DATA SHOWN —
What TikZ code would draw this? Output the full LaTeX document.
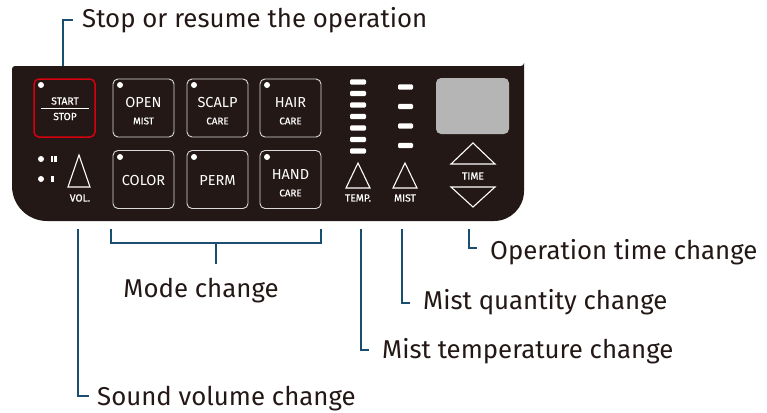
\documentclass[tikz,border=0pt]{standalone}
\usepackage{fontspec}
\setmainfont{Fira Sans}
\newfontfamily\panelfont{Fira Sans}[FakeBold=0.6]
\definecolor{panel}{HTML}{231815}
\definecolor{callout}{HTML}{1B4E6E}
\definecolor{txt}{HTML}{231815}
\definecolor{stopred}{HTML}{D7000F}
\definecolor{lcd}{HTML}{B5B5B5}
\definecolor{btnline}{HTML}{DADADA}
\tikzset{
  btn/.style={draw=btnline, line width=0.9pt, rounded corners=5pt, minimum width=61pt, minimum height=58pt, inner sep=0pt},
  redbtn/.style={btn, draw=stopred, line width=1.5pt},
  led/.style={circle, fill=white, minimum size=6pt, inner sep=0pt},
  big/.style={text=white, font=\fontsize{14.5}{16}\selectfont, inner sep=0pt},
  small/.style={text=white, font=\panelfont\fontsize{9.8}{11}\selectfont, inner sep=0pt},
  tiny/.style={text=white, font=\panelfont\fontsize{10.3}{11}\selectfont, inner sep=0pt},
  bar/.style={fill=white, rounded corners=1.2pt},
  tri/.style={draw=white, line width=1.1pt, line join=miter},
  lbl/.style={text=txt, font=\fontsize{25.8}{30}\selectfont, inner sep=0pt},
  call/.style={draw=callout, line width=2.4pt, line cap=butt, line join=miter},
}
\begin{document}
\begin{tikzpicture}[x=1pt,y=-1pt]
\useasboundingbox (0,0) rectangle (767,412);
% panel
\fill[panel] (15,66) -- (521,66) arc[start angle=90,end angle=0,radius=3] -- (524,191)
  arc[start angle=0,end angle=90,radius=30] -- (47,221)
  arc[start angle=90,end angle=180,radius=35] -- (12,69)
  arc[start angle=180,end angle=270,radius=3] -- cycle;
% buttons row 1
\node[redbtn] (bstart) at (64.5,108) {};
\node[btn] (bopen) at (143.5,108) {};
\node[btn] (bscalp) at (217.5,108) {};
\node[btn] (bhair) at (290.5,108) {};
% buttons row 2
\node[btn] (bcolor) at (143.5,179.5) {};
\node[btn] (bperm) at (217.5,179.5) {};
\node[btn] (bhand) at (290.5,179.5) {};
% leds
\node[led] (l1) at (41,85) {};
\node[led] (l2) at (120,85) {};
\node[led] (l3) at (194,85) {};
\node[led] (l4) at (267,85) {};
\node[led] (l5) at (120,157) {};
\node[led] (l6) at (194,157) {};
\node[led] (l7) at (267,157) {};
% texts
\node[tiny] (tstart) at (65,101) {START};
\draw[white, line width=0.8pt] (41,108.5) -- (89,108.5);
\node[tiny] (tstop) at (65,116.5) {STOP};
\node[big] (topen) at (143.5,103) {OPEN};
\node[small] (tmist) at (143.5,121) {MIST};
\node[big] (tscalp) at (217.5,103) {SCALP};
\node[small] (tcare1) at (217.5,121) {CARE};
\node[big] (thair) at (290.5,103) {HAIR};
\node[small] (tcare2) at (290.5,121) {CARE};
\node[big] (tcolor) at (143.5,181) {COLOR};
\node[big] (tperm) at (217.5,181) {PERM};
\node[big] (thand) at (290.5,175) {HAND};
\node[small] (tcare3) at (290.5,193) {CARE};
% volume
\node[led] (v1) at (41,159) {};
\node[led] (v2) at (41,179) {};
\fill[white] (50.6,156) rectangle (52.8,162);
\fill[white] (54.4,156) rectangle (56.6,162);
\fill[white] (51.3,176) rectangle (53.5,182);
\draw[tri] (79,155) -- (90,187) -- (68,187) -- cycle;
\node[tiny] (tvol) at (80,198) {VOL.};
% temp bars
\foreach \y in {82,93.5,105,116.5,128,139.5,151}
  \fill[bar] (350,\y-2.6) rectangle (366,\y+2.6);
% mist bars
\foreach \y in {87,106.5,126,145.5}
  \fill[bar] (398,\y-2.6) rectangle (413,\y+2.6);
\draw[tri] (358,163) -- (370,188) -- (346,188) -- cycle;
\node[tiny] (ttemp) at (358,198) {TEMP.};
\draw[tri] (405,163) -- (417,188) -- (393,188) -- cycle;
\node[tiny] (tmist2) at (405,198) {MIST};
% display
\fill[lcd, rounded corners=5pt] (436,78) rectangle (509,134);
\draw[tri] (473,143) -- (495,164) -- (451,164) -- cycle;
\node[tiny] (ttime) at (473,176) {TIME};
\draw[tri] (451,187) -- (495,187) -- (473,207) -- cycle;
% labels
\node[lbl, anchor=base west] (lstop) at (82,28) {Stop or resume the operation};
\node[lbl, anchor=base] (lmode) at (201,297) {Mode change};
\node[lbl, anchor=base west] (lop) at (490,259) {Operation time change};
\node[lbl, anchor=base west] (lqty) at (423,309) {Mist quantity change};
\node[lbl, anchor=base west] (ltemp) at (382,358) {Mist temperature change};
\node[lbl, anchor=base west] (lvol) at (97,405) {Sound volume change};
% callout coordinates
\coordinate (cs0) at (63,66);
\coordinate (cs1) at (63,20);
\coordinate (cs2) at (73,20);
\coordinate (cv0) at (78,229);
\coordinate (cv1) at (78,396);
\coordinate (cv2) at (89,396);
\coordinate (cm0) at (111,229);
\coordinate (cm1) at (111,243);
\coordinate (cm2) at (321,243);
\coordinate (cm3) at (321,229);
\coordinate (cm4) at (216,243);
\coordinate (cm5) at (216,264);
\coordinate (ct0) at (361,229);
\coordinate (ct1) at (361,350);
\coordinate (ct2) at (369,350);
\coordinate (cq0) at (402,229);
\coordinate (cq1) at (402,303);
\coordinate (cq2) at (410,303);
\coordinate (co0) at (469,229);
\coordinate (co1) at (469,248);
\coordinate (co2) at (477,248);
\draw[call] (cs0) -- (cs1) -- (cs2);
\draw[call] (cv0) -- (cv1) -- (cv2);
\draw[call] (cm0) -- (cm1) -- (cm2) -- (cm3);
\draw[call] (cm4) -- (cm5);
\draw[call] (ct0) -- (ct1) -- (ct2);
\draw[call] (cq0) -- (cq1) -- (cq2);
\draw[call] (co0) -- (co1) -- (co2);
\end{tikzpicture}
\end{document}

WHAT THE TASK REQUIRES —
Transcribe the full listing above exactly as it stands, minus the pictures.

SOLUTION BELOW —
What TikZ code would draw this? Output the full LaTeX document.
\documentclass[tikz,border=0pt]{standalone}
\usepackage{fontspec}
\setmainfont{Fira Sans}
\newfontfamily\panelfont{Fira Sans}[FakeBold=0.6]
\definecolor{panel}{HTML}{231815}
\definecolor{callout}{HTML}{1B4E6E}
\definecolor{txt}{HTML}{231815}
\definecolor{stopred}{HTML}{D7000F}
\definecolor{lcd}{HTML}{B5B5B5}
\definecolor{btnline}{HTML}{DADADA}
\tikzset{
  btn/.style={draw=btnline, line width=0.9pt, rounded corners=5pt, minimum width=61pt, minimum height=58pt, inner sep=0pt},
  redbtn/.style={btn, draw=stopred, line width=1.5pt},
  led/.style={circle, fill=white, minimum size=6pt, inner sep=0pt},
  big/.style={text=white, font=\fontsize{14.5}{16}\selectfont, inner sep=0pt},
  small/.style={text=white, font=\panelfont\fontsize{9.8}{11}\selectfont, inner sep=0pt},
  tiny/.style={text=white, font=\panelfont\fontsize{10.3}{11}\selectfont, inner sep=0pt},
  bar/.style={fill=white, rounded corners=1.2pt},
  tri/.style={draw=white, line width=1.1pt, line join=miter},
  lbl/.style={text=txt, font=\fontsize{25.8}{30}\selectfont, inner sep=0pt},
  call/.style={draw=callout, line width=2.4pt, line cap=butt, line join=miter},
}
\begin{document}
\begin{tikzpicture}[x=1pt,y=-1pt]
\useasboundingbox (0,0) rectangle (767,412);
% panel
\fill[panel] (15,66) -- (521,66) arc[start angle=90,end angle=0,radius=3] -- (524,191)
  arc[start angle=0,end angle=90,radius=30] -- (47,221)
  arc[start angle=90,end angle=180,radius=35] -- (12,69)
  arc[start angle=180,end angle=270,radius=3] -- cycle;
% buttons row 1
\node[redbtn] (bstart) at (64.5,108) {};
\node[btn] (bopen) at (143.5,108) {};
\node[btn] (bscalp) at (217.5,108) {};
\node[btn] (bhair) at (290.5,108) {};
% buttons row 2
\node[btn] (bcolor) at (143.5,179.5) {};
\node[btn] (bperm) at (217.5,179.5) {};
\node[btn] (bhand) at (290.5,179.5) {};
% leds
\node[led] (l1) at (41,85) {};
\node[led] (l2) at (120,85) {};
\node[led] (l3) at (194,85) {};
\node[led] (l4) at (267,85) {};
\node[led] (l5) at (120,157) {};
\node[led] (l6) at (194,157) {};
\node[led] (l7) at (267,157) {};
% texts
\node[tiny] (tstart) at (65,101) {START};
\draw[white, line width=0.8pt] (41,108.5) -- (89,108.5);
\node[tiny] (tstop) at (65,116.5) {STOP};
\node[big] (topen) at (143.5,103) {OPEN};
\node[small] (tmist) at (143.5,121) {MIST};
\node[big] (tscalp) at (217.5,103) {SCALP};
\node[small] (tcare1) at (217.5,121) {CARE};
\node[big] (thair) at (290.5,103) {HAIR};
\node[small] (tcare2) at (290.5,121) {CARE};
\node[big] (tcolor) at (143.5,181) {COLOR};
\node[big] (tperm) at (217.5,181) {PERM};
\node[big] (thand) at (290.5,175) {HAND};
\node[small] (tcare3) at (290.5,193) {CARE};
% volume
\node[led] (v1) at (41,159) {};
\node[led] (v2) at (41,179) {};
\fill[white] (50.6,156) rectangle (52.8,162);
\fill[white] (54.4,156) rectangle (56.6,162);
\fill[white] (51.3,176) rectangle (53.5,182);
\draw[tri] (79,155) -- (90,187) -- (68,187) -- cycle;
\node[tiny] (tvol) at (80,198) {VOL.};
% temp bars
\foreach \y in {82,93.5,105,116.5,128,139.5,151}
  \fill[bar] (350,\y-2.6) rectangle (366,\y+2.6);
% mist bars
\foreach \y in {87,106.5,126,145.5}
  \fill[bar] (398,\y-2.6) rectangle (413,\y+2.6);
\draw[tri] (358,163) -- (370,188) -- (346,188) -- cycle;
\node[tiny] (ttemp) at (358,198) {TEMP.};
\draw[tri] (405,163) -- (417,188) -- (393,188) -- cycle;
\node[tiny] (tmist2) at (405,198) {MIST};
% display
\fill[lcd, rounded corners=5pt] (436,78) rectangle (509,134);
\draw[tri] (473,143) -- (495,164) -- (451,164) -- cycle;
\node[tiny] (ttime) at (473,176) {TIME};
\draw[tri] (451,187) -- (495,187) -- (473,207) -- cycle;
% labels
\node[lbl, anchor=base west] (lstop) at (82,28) {Stop or resume the operation};
\node[lbl, anchor=base] (lmode) at (201,297) {Mode change};
\node[lbl, anchor=base west] (lop) at (490,259) {Operation time change};
\node[lbl, anchor=base west] (lqty) at (423,309) {Mist quantity change};
\node[lbl, anchor=base west] (ltemp) at (382,358) {Mist temperature change};
\node[lbl, anchor=base west] (lvol) at (97,405) {Sound volume change};
% callout coordinates
\coordinate (cs0) at (63,66);
\coordinate (cs1) at (63,20);
\coordinate (cs2) at (73,20);
\coordinate (cv0) at (78,229);
\coordinate (cv1) at (78,396);
\coordinate (cv2) at (89,396);
\coordinate (cm0) at (111,229);
\coordinate (cm1) at (111,243);
\coordinate (cm2) at (321,243);
\coordinate (cm3) at (321,229);
\coordinate (cm4) at (216,243);
\coordinate (cm5) at (216,264);
\coordinate (ct0) at (361,229);
\coordinate (ct1) at (361,350);
\coordinate (ct2) at (369,350);
\coordinate (cq0) at (402,229);
\coordinate (cq1) at (402,303);
\coordinate (cq2) at (410,303);
\coordinate (co0) at (469,229);
\coordinate (co1) at (469,248);
\coordinate (co2) at (477,248);
\draw[call] (cs0) -- (cs1) -- (cs2);
\draw[call] (cv0) -- (cv1) -- (cv2);
\draw[call] (cm0) -- (cm1) -- (cm2) -- (cm3);
\draw[call] (cm4) -- (cm5);
\draw[call] (ct0) -- (ct1) -- (ct2);
\draw[call] (cq0) -- (cq1) -- (cq2);
\draw[call] (co0) -- (co1) -- (co2);
\end{tikzpicture}
\end{document}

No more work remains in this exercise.